# Exercise directions
Set down, exactly as written, the lines from the top of the data to the line that holds "import math", and omit the pictures.

# Collected data

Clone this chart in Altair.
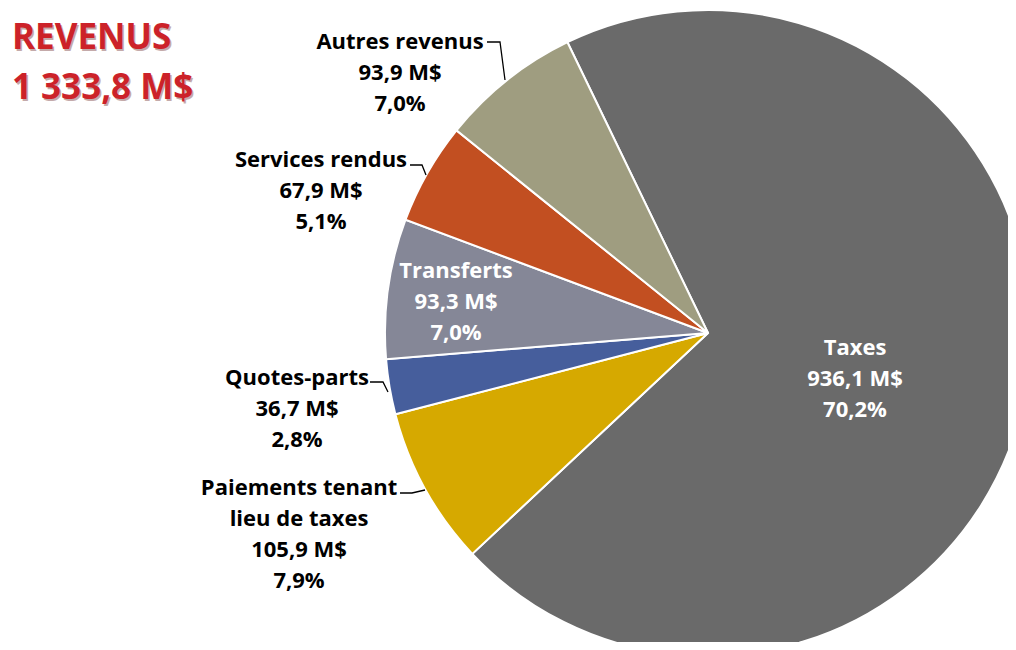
import altair as alt
import pandas as pd
import math

# ---- data ----
categories = ["Taxes", "Paiements tenant lieu de taxes", "Quotes-parts", "Transferts",
              "Services rendus", "Autres revenus"]
values = [936.1, 105.9, 36.7, 93.3, 67.9, 93.9]
percents = ["70,2%", "7,9%", "2,8%", "7,0%", "5,1%", "7,0%"]
amounts = ["936,1 M$", "105,9 M$", "36,7 M$", "93,3 M$", "67,9 M$", "93,9 M$"]
label_names = ["Taxes", "Paiements tenant\nlieu de taxes", "Quotes-parts", "Transferts",
               "Services rendus", "Autres revenus"]
colors = ["#6a6a6a", "#d6a900", "#465e9c", "#858797", "#c24f21", "#9f9d80"]
title_lines = ["REVENUS", "1 333,8 M$"]

# ---- layout (pixels, view coords) ----
CX, CY, R = 700, 325, 323
start = math.radians(334.2)
label_xy = {  # centre x, first-line y
    "Taxes": (847, 340), "Paiements tenant lieu de taxes": (291, 480),
    "Quotes-parts": (289, 370), "Transferts": (448, 263),
    "Services rendus": (313, 152), "Autres revenus": (392, 34),
}
label_color = {"Taxes": "white", "Transferts": "white"}
leaders = {
    "Autres revenus": [(479, 34), (492, 34), (497, 72)],
    "Services rendus": [(402, 157), (414, 157), (418, 167)],
    "Quotes-parts": [(362, 374), (375, 374), (380, 384)],
    "Paiements tenant lieu de taxes": [(392, 485), (404, 485), (417, 482)],
}
FONT = "Open Sans"

df = pd.DataFrame({"cat": categories, "value": values, "order": list(range(len(categories)))})

pie = alt.Chart(df).mark_arc(outerRadius=R, stroke="white", strokeWidth=2).encode(
    theta=alt.Theta("value:Q", stack=True,
                    scale=alt.Scale(range=[start, start + 2 * math.pi])),
    color=alt.Color("cat:N", scale=alt.Scale(domain=categories, range=colors), legend=None),
    order=alt.Order("order:Q"),
    x=alt.value(CX), y=alt.value(CY),
)

lab = pd.DataFrame({
    "cat": categories,
    "text": [f"{n}\n{a}\n{p}" for n, a, p in zip(label_names, amounts, percents)],
    "lx": [label_xy[c][0] for c in categories],
    "ly": [label_xy[c][1] for c in categories],
    "tc": [label_color.get(c, "black") for c in categories],
})
labels = alt.Chart(lab).mark_text(font=FONT, fontWeight="bold", fontSize=22,
                                  lineBreak="\n", lineHeight=31, align="center",
                                  baseline="middle").encode(
    x=alt.X("lx:Q", scale=None), y=alt.Y("ly:Q", scale=None),
    text="text:N", color=alt.Color("tc:N", scale=None),
)

rows = []
for c, pts in leaders.items():
    for i, (px, py) in enumerate(pts):
        rows.append({"cat": c, "i": i, "px": px, "py": py})
lines = alt.Chart(pd.DataFrame(rows)).mark_line(color="black", strokeWidth=1.3).encode(
    x=alt.X("px:Q", scale=None), y=alt.Y("py:Q", scale=None),
    detail="cat:N", order="i:Q",
)

tdf = pd.DataFrame({"t": title_lines, "tx": [4, 4], "ty": [30, 80]})
shadow = alt.Chart(tdf).mark_text(font=FONT, fontWeight="bold", fontSize=35, align="left",
                                  baseline="middle", color="#5a1010", opacity=0.35,
                                  dx=1.5, dy=1.5).encode(
    x=alt.X("tx:Q", scale=None), y=alt.Y("ty:Q", scale=None), text="t:N")
title = alt.Chart(tdf).mark_text(font=FONT, fontWeight="bold", fontSize=35, align="left",
                                 baseline="middle", color="#cc2229").encode(
    x=alt.X("tx:Q", scale=None), y=alt.Y("ty:Q", scale=None), text="t:N")

chart = alt.layer(pie, lines, labels, shadow, title).properties(
    width=1000, height=634, autosize=alt.AutoSizeParams(type="none"), padding=0,
).configure_view(stroke=None)

chart.save("out.html", embed_options={"renderer": "svg", "actions": False})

# Solution to this task
Clone this chart in Altair.
import altair as alt
import pandas as pd
import math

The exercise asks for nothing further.